• **EXERCISE DESCRIPTION**: Retype the data below without altering anything.

[Code that draws figures]
----------

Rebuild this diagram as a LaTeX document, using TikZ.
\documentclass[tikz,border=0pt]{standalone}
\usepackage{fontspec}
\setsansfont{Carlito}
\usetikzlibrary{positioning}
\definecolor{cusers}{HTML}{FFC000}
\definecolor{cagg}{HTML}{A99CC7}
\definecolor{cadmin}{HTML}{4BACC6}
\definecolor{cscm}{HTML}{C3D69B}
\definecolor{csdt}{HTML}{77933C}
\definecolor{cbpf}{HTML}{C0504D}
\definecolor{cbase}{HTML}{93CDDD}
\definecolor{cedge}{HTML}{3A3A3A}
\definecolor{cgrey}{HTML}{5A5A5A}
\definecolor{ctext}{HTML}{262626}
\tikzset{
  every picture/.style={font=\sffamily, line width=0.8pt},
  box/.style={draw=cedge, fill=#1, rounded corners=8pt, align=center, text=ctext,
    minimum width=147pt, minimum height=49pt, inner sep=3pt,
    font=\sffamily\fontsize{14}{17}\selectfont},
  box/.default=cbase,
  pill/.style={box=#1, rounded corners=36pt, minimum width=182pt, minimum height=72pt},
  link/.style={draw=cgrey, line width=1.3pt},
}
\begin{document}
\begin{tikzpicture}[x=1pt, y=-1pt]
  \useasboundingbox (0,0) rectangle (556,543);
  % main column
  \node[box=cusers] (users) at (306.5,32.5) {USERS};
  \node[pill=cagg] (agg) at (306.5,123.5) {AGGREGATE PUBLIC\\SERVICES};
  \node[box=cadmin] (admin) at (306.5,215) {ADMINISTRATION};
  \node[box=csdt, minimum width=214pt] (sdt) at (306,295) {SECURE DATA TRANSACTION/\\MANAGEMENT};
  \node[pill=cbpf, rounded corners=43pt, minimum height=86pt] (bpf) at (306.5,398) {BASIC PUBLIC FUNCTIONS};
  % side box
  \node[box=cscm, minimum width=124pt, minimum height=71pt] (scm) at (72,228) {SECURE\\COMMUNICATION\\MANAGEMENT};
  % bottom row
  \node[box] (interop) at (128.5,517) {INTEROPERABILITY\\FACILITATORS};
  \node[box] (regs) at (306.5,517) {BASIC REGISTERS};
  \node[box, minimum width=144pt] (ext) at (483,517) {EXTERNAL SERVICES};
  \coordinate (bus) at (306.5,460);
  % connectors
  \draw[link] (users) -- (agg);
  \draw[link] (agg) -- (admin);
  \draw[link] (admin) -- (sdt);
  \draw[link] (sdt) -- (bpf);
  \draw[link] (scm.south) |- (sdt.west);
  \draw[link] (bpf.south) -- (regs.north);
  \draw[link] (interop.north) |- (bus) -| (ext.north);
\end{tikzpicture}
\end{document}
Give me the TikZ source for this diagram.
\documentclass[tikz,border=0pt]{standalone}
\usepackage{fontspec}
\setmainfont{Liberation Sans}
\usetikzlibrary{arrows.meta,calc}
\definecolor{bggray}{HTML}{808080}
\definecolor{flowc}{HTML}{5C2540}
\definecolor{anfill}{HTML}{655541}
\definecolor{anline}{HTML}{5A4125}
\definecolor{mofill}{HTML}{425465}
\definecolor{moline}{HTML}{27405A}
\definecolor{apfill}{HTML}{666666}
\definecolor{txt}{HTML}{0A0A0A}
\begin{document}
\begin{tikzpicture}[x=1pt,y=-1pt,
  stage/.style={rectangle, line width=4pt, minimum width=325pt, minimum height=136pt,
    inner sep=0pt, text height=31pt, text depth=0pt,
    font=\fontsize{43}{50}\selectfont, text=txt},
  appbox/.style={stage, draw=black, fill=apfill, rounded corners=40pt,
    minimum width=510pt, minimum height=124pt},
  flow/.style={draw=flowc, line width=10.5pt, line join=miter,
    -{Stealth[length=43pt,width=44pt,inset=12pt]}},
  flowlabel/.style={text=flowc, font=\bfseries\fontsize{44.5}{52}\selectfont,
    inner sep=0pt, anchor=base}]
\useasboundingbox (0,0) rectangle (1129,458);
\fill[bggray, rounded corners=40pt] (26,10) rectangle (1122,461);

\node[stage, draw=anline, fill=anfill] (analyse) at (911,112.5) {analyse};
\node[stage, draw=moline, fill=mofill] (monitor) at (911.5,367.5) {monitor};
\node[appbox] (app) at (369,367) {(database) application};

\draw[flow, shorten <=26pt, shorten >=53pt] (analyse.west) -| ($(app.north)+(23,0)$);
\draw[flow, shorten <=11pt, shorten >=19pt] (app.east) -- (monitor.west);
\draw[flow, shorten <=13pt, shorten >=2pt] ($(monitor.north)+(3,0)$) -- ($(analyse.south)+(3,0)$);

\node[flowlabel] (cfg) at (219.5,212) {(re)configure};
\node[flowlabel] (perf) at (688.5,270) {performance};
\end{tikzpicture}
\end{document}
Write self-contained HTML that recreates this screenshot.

----------

• **RESPONSE FOR THIS EXERCISE**:
Rebuild this diagram as a LaTeX document, using TikZ.
\documentclass[tikz,border=0pt]{standalone}
\usepackage{fontspec}
\setsansfont{Carlito}
\usetikzlibrary{positioning}
\definecolor{cusers}{HTML}{FFC000}
\definecolor{cagg}{HTML}{A99CC7}
\definecolor{cadmin}{HTML}{4BACC6}
\definecolor{cscm}{HTML}{C3D69B}
\definecolor{csdt}{HTML}{77933C}
\definecolor{cbpf}{HTML}{C0504D}
\definecolor{cbase}{HTML}{93CDDD}
\definecolor{cedge}{HTML}{3A3A3A}
\definecolor{cgrey}{HTML}{5A5A5A}
\definecolor{ctext}{HTML}{262626}
\tikzset{
  every picture/.style={font=\sffamily, line width=0.8pt},
  box/.style={draw=cedge, fill=#1, rounded corners=8pt, align=center, text=ctext,
    minimum width=147pt, minimum height=49pt, inner sep=3pt,
    font=\sffamily\fontsize{14}{17}\selectfont},
  box/.default=cbase,
  pill/.style={box=#1, rounded corners=36pt, minimum width=182pt, minimum height=72pt},
  link/.style={draw=cgrey, line width=1.3pt},
}
\begin{document}
\begin{tikzpicture}[x=1pt, y=-1pt]
  \useasboundingbox (0,0) rectangle (556,543);
  % main column
  \node[box=cusers] (users) at (306.5,32.5) {USERS};
  \node[pill=cagg] (agg) at (306.5,123.5) {AGGREGATE PUBLIC\\SERVICES};
  \node[box=cadmin] (admin) at (306.5,215) {ADMINISTRATION};
  \node[box=csdt, minimum width=214pt] (sdt) at (306,295) {SECURE DATA TRANSACTION/\\MANAGEMENT};
  \node[pill=cbpf, rounded corners=43pt, minimum height=86pt] (bpf) at (306.5,398) {BASIC PUBLIC FUNCTIONS};
  % side box
  \node[box=cscm, minimum width=124pt, minimum height=71pt] (scm) at (72,228) {SECURE\\COMMUNICATION\\MANAGEMENT};
  % bottom row
  \node[box] (interop) at (128.5,517) {INTEROPERABILITY\\FACILITATORS};
  \node[box] (regs) at (306.5,517) {BASIC REGISTERS};
  \node[box, minimum width=144pt] (ext) at (483,517) {EXTERNAL SERVICES};
  \coordinate (bus) at (306.5,460);
  % connectors
  \draw[link] (users) -- (agg);
  \draw[link] (agg) -- (admin);
  \draw[link] (admin) -- (sdt);
  \draw[link] (sdt) -- (bpf);
  \draw[link] (scm.south) |- (sdt.west);
  \draw[link] (bpf.south) -- (regs.north);
  \draw[link] (interop.north) |- (bus) -| (ext.north);
\end{tikzpicture}
\end{document}
Give me the TikZ source for this diagram.
\documentclass[tikz,border=0pt]{standalone}
\usepackage{fontspec}
\setmainfont{Liberation Sans}
\usetikzlibrary{arrows.meta,calc}
\definecolor{bggray}{HTML}{808080}
\definecolor{flowc}{HTML}{5C2540}
\definecolor{anfill}{HTML}{655541}
\definecolor{anline}{HTML}{5A4125}
\definecolor{mofill}{HTML}{425465}
\definecolor{moline}{HTML}{27405A}
\definecolor{apfill}{HTML}{666666}
\definecolor{txt}{HTML}{0A0A0A}
\begin{document}
\begin{tikzpicture}[x=1pt,y=-1pt,
  stage/.style={rectangle, line width=4pt, minimum width=325pt, minimum height=136pt,
    inner sep=0pt, text height=31pt, text depth=0pt,
    font=\fontsize{43}{50}\selectfont, text=txt},
  appbox/.style={stage, draw=black, fill=apfill, rounded corners=40pt,
    minimum width=510pt, minimum height=124pt},
  flow/.style={draw=flowc, line width=10.5pt, line join=miter,
    -{Stealth[length=43pt,width=44pt,inset=12pt]}},
  flowlabel/.style={text=flowc, font=\bfseries\fontsize{44.5}{52}\selectfont,
    inner sep=0pt, anchor=base}]
\useasboundingbox (0,0) rectangle (1129,458);
\fill[bggray, rounded corners=40pt] (26,10) rectangle (1122,461);

\node[stage, draw=anline, fill=anfill] (analyse) at (911,112.5) {analyse};
\node[stage, draw=moline, fill=mofill] (monitor) at (911.5,367.5) {monitor};
\node[appbox] (app) at (369,367) {(database) application};

\draw[flow, shorten <=26pt, shorten >=53pt] (analyse.west) -| ($(app.north)+(23,0)$);
\draw[flow, shorten <=11pt, shorten >=19pt] (app.east) -- (monitor.west);
\draw[flow, shorten <=13pt, shorten >=2pt] ($(monitor.north)+(3,0)$) -- ($(analyse.south)+(3,0)$);

\node[flowlabel] (cfg) at (219.5,212) {(re)configure};
\node[flowlabel] (perf) at (688.5,270) {performance};
\end{tikzpicture}
\end{document}
Write self-contained HTML that recreates this screenshot.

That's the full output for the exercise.